===== GIVEN DATA =====

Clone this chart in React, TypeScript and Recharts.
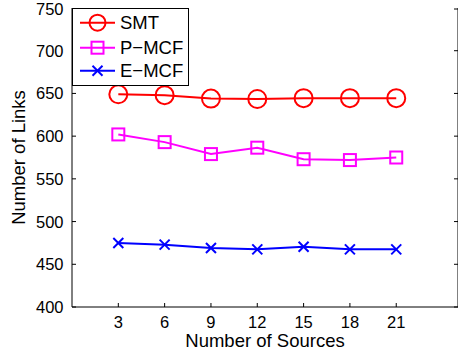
import React from 'react';
import { LineChart, Line, XAxis, YAxis, Legend } from 'recharts';

const sources = [3, 6, 9, 12, 15, 18, 21];
const smt = [649, 648, 644, 643.5, 644.5, 644.5, 644.5];
const pmcf = [602, 593, 579, 586.5, 573, 572, 575];
const emcf = [475, 473, 469, 467.5, 470.5, 467.5, 467.5];
const xTicks = [3, 6, 9, 12, 15, 18, 21];
const yTicks = [400, 450, 500, 550, 600, 650, 700, 750];

const data = sources.map((s, i) => ({ x: s, smt: smt[i], pmcf: pmcf[i], emcf: emcf[i] }));

const FONT = '"Liberation Sans", Arial, sans-serif';
const RED = '#ff0000';
const MAG = '#ff00ff';
const BLUE = '#0000ff';
const TL = 4;

const CircleDot = (p: any) => {
  if (p.cx == null || p.cy == null) return null;
  return <circle key={p.index} cx={p.cx} cy={p.cy} r={9} fill="none" stroke={RED} strokeWidth={2} />;
};
const SquareDot = (p: any) => {
  if (p.cx == null || p.cy == null) return null;
  return <rect key={p.index} x={p.cx - 6} y={p.cy - 6} width={12} height={12} fill="none" stroke={MAG} strokeWidth={2} />;
};
const CrossDot = (p: any) => {
  if (p.cx == null || p.cy == null) return null;
  return (
    <g key={p.index}>
      <line x1={p.cx - 5} y1={p.cy - 5} x2={p.cx + 5} y2={p.cy + 5} stroke={BLUE} strokeWidth={2} />
      <line x1={p.cx - 5} y1={p.cy + 5} x2={p.cx + 5} y2={p.cy - 5} stroke={BLUE} strokeWidth={2} />
    </g>
  );
};

const BottomTick = (p: any) => (
  <g>
    <line x1={p.x} y1={p.y} x2={p.x} y2={p.y - TL} stroke="#000" strokeWidth={1} />
    <text x={p.x} y={p.y + 21} textAnchor="middle" fontFamily={FONT} fontSize={16.5} fill="#000">
      {p.payload.value}
    </text>
  </g>
);
const TopTick = (p: any) => (
  <line x1={p.x} y1={p.y} x2={p.x} y2={p.y + TL} stroke="#000" strokeWidth={1} />
);
const LeftTick = (p: any) => (
  <g>
    <line x1={p.x} y1={p.y} x2={p.x + TL} y2={p.y} stroke="#000" strokeWidth={1} />
    <text x={p.x - 8.5} y={p.y + 6} textAnchor="end" fontFamily={FONT} fontSize={16.5} fill="#000">
      {p.payload.value}
    </text>
  </g>
);
const RightTick = (p: any) => (
  <line x1={p.x} y1={p.y} x2={p.x - TL} y2={p.y} stroke="#000" strokeWidth={1} />
);

const legendItems = [
  { name: 'SMT', color: RED, kind: 'circle' },
  { name: 'P\u2212MCF', color: MAG, kind: 'square' },
  { name: 'E\u2212MCF', color: BLUE, kind: 'cross' },
];

const renderLegend = () => {
  const ys = [14.7, 39.7, 62.7];
  return (
    <svg width={117} height={78} style={{ display: 'block' }}>
      <rect x={0.5} y={0.5} width={116} height={77} fill="#fff" stroke="#000" strokeWidth={1} />
      {legendItems.map((it, i) => {
        const y = ys[i];
        const cx = 25.5;
        return (
          <g key={it.name}>
            <line x1={8} y1={y} x2={43} y2={y} stroke={it.color} strokeWidth={2} />
            {it.kind === 'circle' && <circle cx={cx} cy={y} r={8} fill="none" stroke={it.color} strokeWidth={2} />}
            {it.kind === 'square' && <rect x={cx - 6} y={y - 6} width={12} height={12} fill="none" stroke={it.color} strokeWidth={2} />}
            {it.kind === 'cross' && (
              <g>
                <line x1={cx - 5} y1={y - 5} x2={cx + 5} y2={y + 5} stroke={it.color} strokeWidth={2} />
                <line x1={cx - 5} y1={y + 5} x2={cx + 5} y2={y - 5} stroke={it.color} strokeWidth={2} />
              </g>
            )}
            <text x={48} y={y + 6.5} fontFamily={FONT} fontSize={18.5} fill="#000">
              {it.name}
            </text>
          </g>
        );
      })}
    </svg>
  );
};

const XLabel = (p: any) => {
  const vb = p.viewBox;
  return (
    <text x={vb.x + vb.width / 2} y={347} textAnchor="middle" fontFamily={FONT} fontSize={18.5} fill="#000">
      Number of Sources
    </text>
  );
};
const YLabel = (p: any) => {
  const vb = p.viewBox;
  const cy = vb.y + vb.height / 2;
  return (
    <text x={25} y={cy} transform={`rotate(-90 25 ${cy})`} textAnchor="middle" fontFamily={FONT} fontSize={18.5} fill="#000">
      Number of Links
    </text>
  );
};

export default function App() {
  return (
    <div style={{ position: 'absolute', left: 0, top: 0, width: 458, height: 356, overflow: 'hidden', background: '#fff' }}>
      <LineChart width={462} height={356} data={data} margin={{ top: 8, right: 0, bottom: 0, left: 0 }}>
        <XAxis
          xAxisId="bottom"
          dataKey="x"
          type="number"
          domain={[0, 25]}
          ticks={xTicks}
          allowDataOverflow
          height={49}
          tickSize={0}
          tickMargin={0}
          tickLine={false}
          tick={<BottomTick />}
          axisLine={{ stroke: '#000', strokeWidth: 1 }}
          label={<XLabel />}
        />
        <XAxis
          xAxisId="top"
          orientation="top"
          dataKey="x"
          type="number"
          domain={[0, 25]}
          ticks={xTicks}
          allowDataOverflow
          height={0}
          tickSize={0}
          tickMargin={0}
          tickLine={false}
          tick={<TopTick />}
          axisLine={{ stroke: '#000', strokeWidth: 1 }}
        />
        <YAxis
          yAxisId="left"
          type="number"
          domain={[400, 750]}
          ticks={yTicks}
          allowDataOverflow
          width={72}
          tickSize={0}
          tickMargin={0}
          tickLine={false}
          tick={<LeftTick />}
          axisLine={{ stroke: '#000', strokeWidth: 1 }}
          label={<YLabel />}
        />
        <YAxis
          yAxisId="right"
          orientation="right"
          type="number"
          domain={[400, 750]}
          ticks={yTicks}
          allowDataOverflow
          width={4}
          tickSize={0}
          tickMargin={0}
          tickLine={false}
          tick={<RightTick />}
          axisLine={{ stroke: '#000', strokeWidth: 1 }}
        />
        <Line xAxisId="bottom" yAxisId="left" dataKey="smt" name="SMT" stroke={RED} strokeWidth={2} dot={<CircleDot />} activeDot={false} isAnimationActive={false} />
        <Line xAxisId="bottom" yAxisId="left" dataKey="pmcf" name="P-MCF" stroke={MAG} strokeWidth={2} dot={<SquareDot />} activeDot={false} isAnimationActive={false} />
        <Line xAxisId="bottom" yAxisId="left" dataKey="emcf" name="E-MCF" stroke={BLUE} strokeWidth={2} dot={<CrossDot />} activeDot={false} isAnimationActive={false} />
        <Line xAxisId="top" yAxisId="right" dataKey="smt" stroke="none" dot={false} activeDot={false} legendType="none" isAnimationActive={false} />
        <Legend
          layout="vertical"
          align="center"
          verticalAlign="middle"
          content={renderLegend}
          wrapperStyle={{ left: 72, top: 8, width: 117, height: 78 }}
        />
      </LineChart>
    </div>
  );
}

=====

*PROBLEM REQUIREMENTS*:
Repeat, exactly and in full, each line from the start of the data to the line that contains "const yTicks = [400, 450, 500, 550, 600, 650, 700, 750];". Pictures do not go in.

*RESULT BELOW*:
Clone this chart in React, TypeScript and Recharts.
import React from 'react';
import { LineChart, Line, XAxis, YAxis, Legend } from 'recharts';

const sources = [3, 6, 9, 12, 15, 18, 21];
const smt = [649, 648, 644, 643.5, 644.5, 644.5, 644.5];
const pmcf = [602, 593, 579, 586.5, 573, 572, 575];
const emcf = [475, 473, 469, 467.5, 470.5, 467.5, 467.5];
const xTicks = [3, 6, 9, 12, 15, 18, 21];
const yTicks = [400, 450, 500, 550, 600, 650, 700, 750];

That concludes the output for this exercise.